Drowning in Communication That Doesn’t Connect

It’s insane. People can message me at least ten different ways on my device.

 

Sometimes I catch the popup of a new message out of the corner of my eye and then it disappears. I’m left wondering: was it on email, What’s App, Facebook, LinkedIn,  Viber, Twitter, Snapchat, Instagram, a text, iMessage or even very occasionally a voicemail message?  

 

Probably the most unlikely and rarest notification today is an actual phone call.   It’s no wonder we now seem to talk less and less about phones and more and more about ‘devices’.

 

I’m drowning in notifications.

 

As the wonderful U.S. poet Marie Howe observed, we spend more time staring into our screens than other people’s faces.

 

And here’s the rub, and the tragic side effect. The more ways there are to connect, the worse the quality of the communication and the more narrow the views I wish to hear.

 

However fantastic the number of pixels, that content, wherever it is from, is just not human. It lacks all the subtleties, intuitions and soul that exists in human interaction.

 

Now don’t get me wrong, I love the access that technology is giving me: to ideas, people, lives and realities… to the beautiful diversity of the people and environments of our planet.

 

But in the overwhelming reality of choice overload, I select more and more what I want to hear. I edit out anything uncomfortable, different from what I like to hear, or that I simply do not like.

 

Here lies the comfortable zone of the silo, zinging as an ever diminishing echo chamber where there is total agreement to my world view, opinion, and reality.
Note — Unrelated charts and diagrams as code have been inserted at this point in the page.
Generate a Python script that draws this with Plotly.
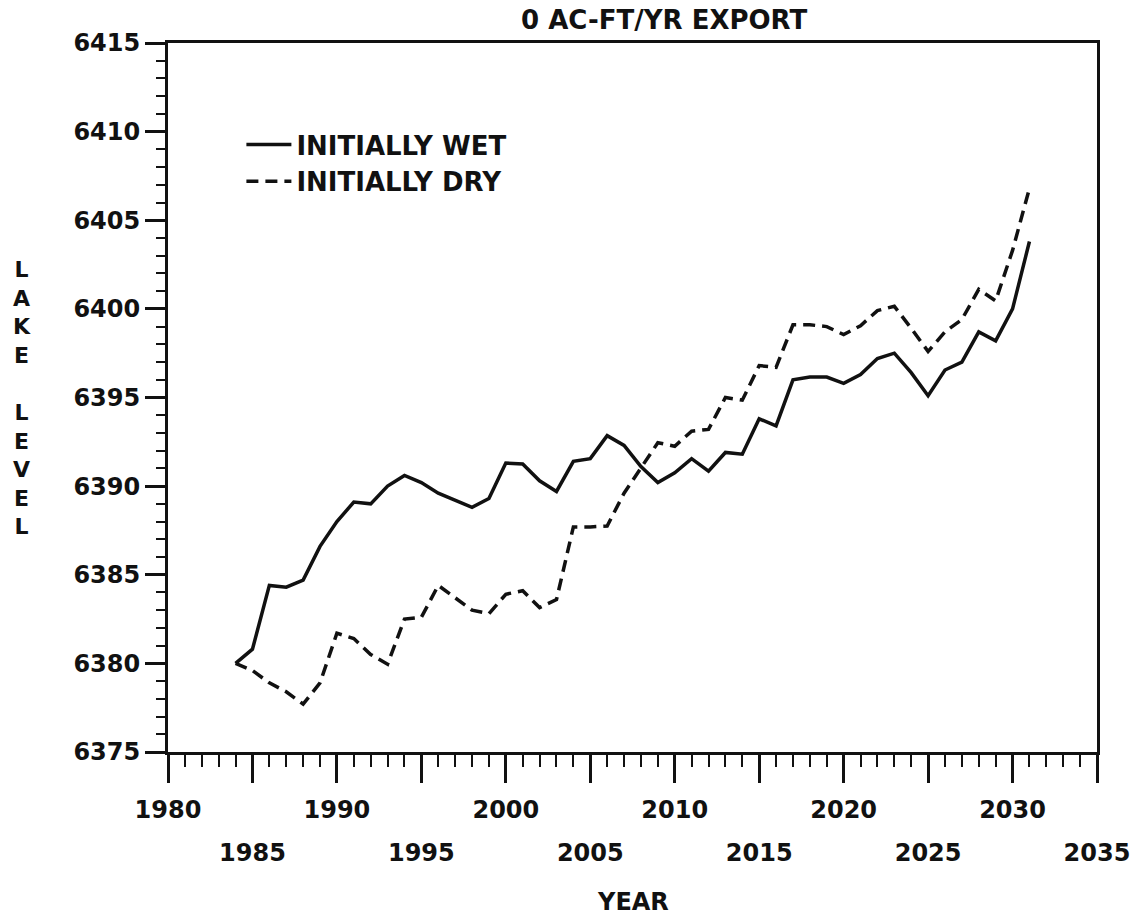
"""Lake level projection, 0 AC-FT/YR export: initially wet vs initially dry."""

import plotly.graph_objects as go

# Data
years = list(range(1984, 2032))

wet_level = [
    6380.0, 6380.8, 6384.4, 6384.3, 6384.7, 6386.6, 6388.0, 6389.1,
    6389.0, 6390.0, 6390.6, 6390.2, 6389.6, 6389.2, 6388.8, 6389.3,
    6391.3, 6391.25, 6390.3, 6389.7, 6391.4, 6391.55, 6392.85, 6392.3,
    6391.1, 6390.2, 6390.75, 6391.55, 6390.85, 6391.9, 6391.8, 6393.8,
    6393.4, 6396.0, 6396.15, 6396.15, 6395.8, 6396.3, 6397.2, 6397.5,
    6396.4, 6395.1, 6396.55, 6397.0, 6398.7, 6398.2, 6400.0, 6403.8,
]

dry_level = [
    6380.0, 6379.6, 6378.9, 6378.4, 6377.7, 6378.9, 6381.7, 6381.4,
    6380.5, 6379.95, 6382.5, 6382.6, 6384.4, 6383.7, 6383.0, 6382.8,
    6383.9, 6384.1, 6383.15, 6383.6, 6387.7, 6387.7, 6387.75, 6389.6,
    6391.0, 6392.45, 6392.25, 6393.1, 6393.2, 6395.0, 6394.85, 6396.8,
    6396.7, 6399.1, 6399.1, 6399.0, 6398.55, 6399.05, 6399.9, 6400.15,
    6398.9, 6397.6, 6398.7, 6399.4, 6401.1, 6400.45, 6403.3, 6406.8,
]

# Axis ticks
x_ticks_upper = [1980, 1990, 2000, 2010, 2020, 2030]
x_ticks_lower = [1985, 1995, 2005, 2015, 2025, 2035]
y_ticks = [6375, 6380, 6385, 6390, 6395, 6400, 6405, 6410, 6415]

_INK = "#111111"
_FONT = "DejaVu Sans"

fig = go.Figure()

fig.add_trace(
    go.Scatter(
        x=years,
        y=wet_level,
        mode="lines",
        name="INITIALLY WET",
        line=dict(color=_INK, width=3.5),
    )
)

# dashed series sits on the overlay x-axis (same range) that carries the lower label row
fig.add_trace(
    go.Scatter(
        x=years,
        y=dry_level,
        mode="lines",
        name="INITIALLY DRY",
        xaxis="x2",
        line=dict(color=_INK, width=3.5, dash="12px,7px"),
    )
)

all_x_ticks = sorted(x_ticks_upper + x_ticks_lower)
upper_text = [str(v) if v in x_ticks_upper else "" for v in all_x_ticks]

tick_font = dict(family=_FONT, size=24, color=_INK, weight="bold")

fig.update_layout(
    width=1145,
    height=915,
    margin=dict(l=168, r=48, t=43, b=163),
    paper_bgcolor="white",
    plot_bgcolor="white",
    title=dict(
        text="0 AC-FT/YR EXPORT",
        x=0.58,
        xanchor="center",
        y=0.978,
        yanchor="middle",
        font=dict(family=_FONT, size=26, color=_INK, weight="bold"),
    ),
    xaxis=dict(
        range=[1980, 2035],
        tickmode="array",
        tickvals=all_x_ticks,
        ticktext=upper_text,
        ticks="outside",
        ticklen=28,
        tickwidth=2.5,
        tickcolor=_INK,
        ticklabelstandoff=6,
        minor=dict(dtick=1, ticks="outside", ticklen=12, tickwidth=2, tickcolor=_INK),
        showline=True,
        linecolor=_INK,
        linewidth=3,
        mirror=True,
        showgrid=False,
        zeroline=False,
        tickfont=tick_font,
    ),
    xaxis2=dict(
        range=[1980, 2035],
        overlaying="x",
        anchor="y",
        side="bottom",
        tickmode="array",
        tickvals=x_ticks_lower,
        ticktext=[str(v) for v in x_ticks_lower],
        ticks="",
        ticklabelstandoff=84,
        showline=False,
        showgrid=False,
        zeroline=False,
        tickfont=tick_font,
    ),
    yaxis=dict(
        range=[6375, 6415],
        tickmode="array",
        tickvals=y_ticks,
        ticks="outside",
        ticklen=20,
        tickwidth=2.5,
        tickcolor=_INK,
        minor=dict(dtick=1, ticks="outside", ticklen=9, tickwidth=2, tickcolor=_INK),
        showline=True,
        linecolor=_INK,
        linewidth=3,
        mirror=True,
        showgrid=False,
        zeroline=False,
        tickfont=tick_font,
    ),
    showlegend=True,
    legend=dict(
        x=0.079,
        y=0.89,
        xanchor="left",
        yanchor="top",
        bgcolor="rgba(0,0,0,0)",
        font=dict(family=_FONT, size=26, color=_INK, weight="bold"),
        itemwidth=45,
        tracegroupgap=0,
    ),
)

# axis titles, written the way the plotter lettered them
fig.add_annotation(
    x=0.5,
    y=-0.212,
    xref="paper",
    yref="paper",
    text="YEAR",
    showarrow=False,
    font=dict(family=_FONT, size=24, color=_INK, weight="bold"),
    yanchor="middle",
)
fig.add_annotation(
    x=-0.157,
    y=0.5,
    xref="paper",
    yref="paper",
    text="<br>".join(list("LAKE") + [" "] + list("LEVEL")),
    showarrow=False,
    font=dict(family=_FONT, size=22, color=_INK, weight="bold"),
    xanchor="center",
    yanchor="middle",
)

fig.write_html(
    "out.html",
    config={"displayModeBar": False},
    post_script="document.body.style.margin='0';",
)
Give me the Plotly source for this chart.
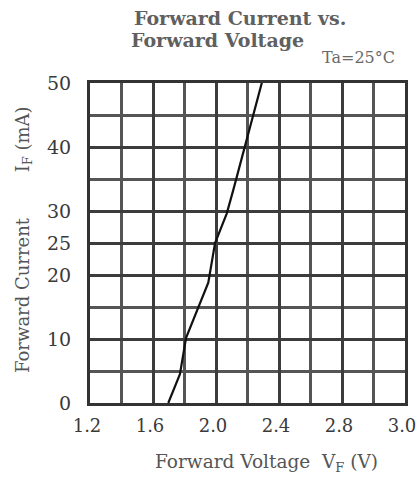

I only reach out to ‘like-minded’ people.

 

And the more we all do this, the more separate we become from one another.  When we engage with difference it is at arm’s length, vicariously, as if the realities of others are some kind of animation.

 

Come to think about it, when did we start talking about communication, engagement, and narratives, rather than simply just talking, listening, writing and telling stories?

 

So much language we use today has been designed to create distance, or some convoluted sense of objectivity.

 

Business speak, government speak, all this officialised language is alienating greater and greater numbers of our populations.

 

We do really only have a few degrees of separation, but we make it seem like there are huge distances in one another’s realities – across ethnicities, ages, genders, abilities, economic status,  let alone geographic distances.

 

The work we are doing with The Weave is all about getting to grips with our differences, owning them, but also believing in our common humanity.  The Weave is about how despite our differences, our unique identities, we can come together around our humanity, our love for a fellow human being, however different, however far they are from our comfort zone, or however un-like minded they are.

 

It is a conversation, not a magic solution, but it is based on the belief we can evolve, we can grow, we can put an increasing dent in the inequality.